Hair sprays tend of have a median particle size of between 30μm and 60μm. The particle size distribution produced during atomization directly relates to the rate of drying and the likely formation of "beads" (obvious droplets) within the hair following application. Large particles yield long drying times and a significant amount of beading and are often produced when the polymer concentration in the hair spray formulation is high, as is the case for some "firm hold" products. Fine particles tend to dry more quickly and produce a less "tacky" feel after application, making it easier for the user to set a given hairstyle. However, they are only produced when the polymer concentration is low, reducing the achieved hold.
Figure 2 shows how the particle size varies for a "natural hold" product during a single actuation of a hair spray can. As can be seen, large particles are produced immediately after the nozzle is actuated. This is due to the fact that the flow rate through the nozzle is initially quite low. However, after around 100 milliseconds a stable particle size is obtained. The time taken for stability to be achieved is important in defining whether effective spray coverage is achieved. It also relates to how clean the operation of the device is and whether residue build-up of polymer occurs within the nozzle following repeat actuations.
The average particle size distribution produced for the stable region of the actuation profile is shown in figure 3 and is compared against two other formulations designed to produce a higher hold value. As can be seen, the distributions obtained correlate well with reported hold, with the particle size increasing as the hold value increases. This directly relates to the increase in viscosity of the formulation that is observed as the polymer concentration is increased.
The production of larger particles at higher polymer concentrations would be expected to yield a tackier feel to the hair after application. The average particle size distributions also show that the volume of particles below 10 microns is low for all formulations. This is important as it suggests that the risk of spray inhalation is minimal.
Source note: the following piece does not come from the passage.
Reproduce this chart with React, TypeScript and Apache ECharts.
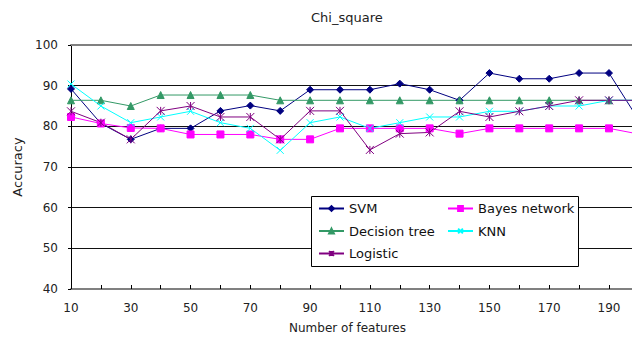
import React, { useEffect, useRef } from "react";
import * as echarts from "echarts";

const features = [10, 20, 30, 40, 50, 60, 70, 80, 90, 100, 110, 120, 130, 140, 150, 160, 170, 180, 190, 200];
const svm = [89.2, 80.7, 76.8, 79.5, 79.5, 83.8, 85.1, 83.8, 89.0, 89.0, 89.0, 90.5, 89.0, 86.4, 93.1, 91.7, 91.7, 93.1, 93.1, 81.5];
const bayes = [82.3, 80.7, 79.6, 79.5, 78.0, 78.0, 78.0, 76.8, 76.8, 79.5, 79.5, 79.5, 79.5, 78.2, 79.5, 79.5, 79.5, 79.5, 79.5, 78.1];
const decisionTree = [86.4, 86.4, 85.0, 87.7, 87.7, 87.7, 87.7, 86.4, 86.4, 86.4, 86.4, 86.4, 86.4, 86.4, 86.4, 86.4, 86.4, 86.4, 86.4, 86.4];
const knn = [90.4, 85.0, 80.9, 82.3, 83.7, 80.9, 79.5, 74.1, 80.9, 82.3, 79.5, 80.9, 82.3, 82.3, 83.7, 83.7, 85.0, 85.0, 86.4, 86.4];
const logistic = [83.7, 80.9, 76.8, 83.8, 85.0, 82.3, 82.3, 76.8, 83.8, 83.8, 74.2, 78.2, 78.5, 83.7, 82.3, 83.7, 85.0, 86.4, 86.4, 86.4];
const xLabelValues = [10, 30, 50, 70, 90, 110, 130, 150, 170, 190];

const FONT = "DejaVu Sans";

export default function App() {
  const ref = useRef<HTMLDivElement>(null);
  useEffect(() => {
    if (!ref.current) return;
    const chart = echarts.init(ref.current, null, { renderer: "svg" });
    const mk = (name: string, values: number[], color: string, symbol: string, size: number) => ({
      name,
      type: "line",
      data: features.map((f, i) => [f, values[i]]),
      symbol,
      symbolSize: size,
      showAllSymbol: true,
      clip: true,
      lineStyle: { color, width: 1 },
      itemStyle: { color, borderColor: color, borderWidth: 1 },
      z: 2,
    });
    const legendBase = {
      orient: "vertical",
      top: 202,
      itemWidth: 25,
      itemHeight: 6,
      itemGap: 9.5,
      padding: 0,
      textStyle: { fontFamily: FONT, fontSize: 13, color: "#111" },
    };
    chart.setOption({
      animation: false,
      backgroundColor: "#fff",
      title: {
        text: "Chi_square",
        left: 306,
        top: 6,
        textStyle: { fontFamily: FONT, fontSize: 13, fontWeight: "normal", color: "#222" },
      },
      legend: [
        { ...legendBase, data: ["SVM", "Decision tree", "Logistic"], left: 318 },
        { ...legendBase, data: ["Bayes network", "KNN"], left: 447 },
      ],
      graphic: [
        {
          type: "rect",
          z: 3,
          shape: { x: 311.5, y: 196.5, width: 267, height: 70 },
          style: { fill: "#fff", stroke: "#000", lineWidth: 1 },
        },
      ],
      grid: { left: 71, right: 0, top: 45, bottom: 48, containLabel: false },
      xAxis: [
        {
          type: "value",
          min: 10,
          max: 197.7,
          interval: 10,
          name: "Number of features",
          nameLocation: "middle",
          nameGap: 33,
          nameTextStyle: { fontFamily: FONT, fontSize: 12, color: "#222", padding: [0, 8, 0, 0] },
          axisLine: { onZero: false, lineStyle: { color: "#808080", width: 2 } },
          axisTick: { show: true, inside: true, length: 4, lineStyle: { color: "#000", width: 1 } },
          axisLabel: {
            margin: 13,
            showMaxLabel: false,
            fontFamily: FONT,
            fontSize: 12,
            color: "#222",
            formatter: (v: number) => (xLabelValues.includes(v) ? String(v) : ""),
          },
          splitLine: { show: false },
        },
        {
          type: "value",
          min: 10,
          max: 197.7,
          position: "top",
          axisLine: { onZero: false, lineStyle: { color: "#808080", width: 2 } },
          axisTick: { show: false },
          axisLabel: { show: false },
          splitLine: { show: false },
        },
      ],
      yAxis: {
        type: "value",
        min: 40,
        max: 100,
        interval: 10,
        name: "Accuracy",
        nameLocation: "middle",
        nameGap: 41,
        nameTextStyle: { fontFamily: FONT, fontSize: 13, color: "#222" },
        axisLine: { show: true, onZero: false, lineStyle: { color: "#000", width: 1 } },
        axisTick: { show: true, length: 3, lineStyle: { color: "#000" } },
        axisLabel: { margin: 13, fontFamily: FONT, fontSize: 12, color: "#222" },
        splitLine: { show: true, lineStyle: { color: "#111", width: 1 } },
      },
      series: [
        mk("SVM", svm, "#000080", "diamond", 7),
        mk("Bayes network", bayes, "#FF00FF", "rect", 7),
        mk("Decision tree", decisionTree, "#339966", "triangle", 7),
        mk("KNN", knn, "#00FFFF", "path://M0,0L10,10M10,0L0,10", 7),
        mk("Logistic", logistic, "#800080", "path://M0,0L10,10M10,0L0,10M5,0L5,10", 8),
      ],
    });
    return () => chart.dispose();
  }, []);
  return <div ref={ref} style={{ position: "absolute", left: 0, top: 0, width: 632, height: 339 }} />;
}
The particle size produced by aerosol spray can systems is an important factor in controlling product efficacy and minimizing any user exposure risks. The Spraytec system provides a robust, rapid way of characterizing different spray systems, allowing changes in product performance to be correlated to the properties of the formulation that is being sprayed. This can aid with the development of new products and help with the move towards environmentally friendly propellant systems.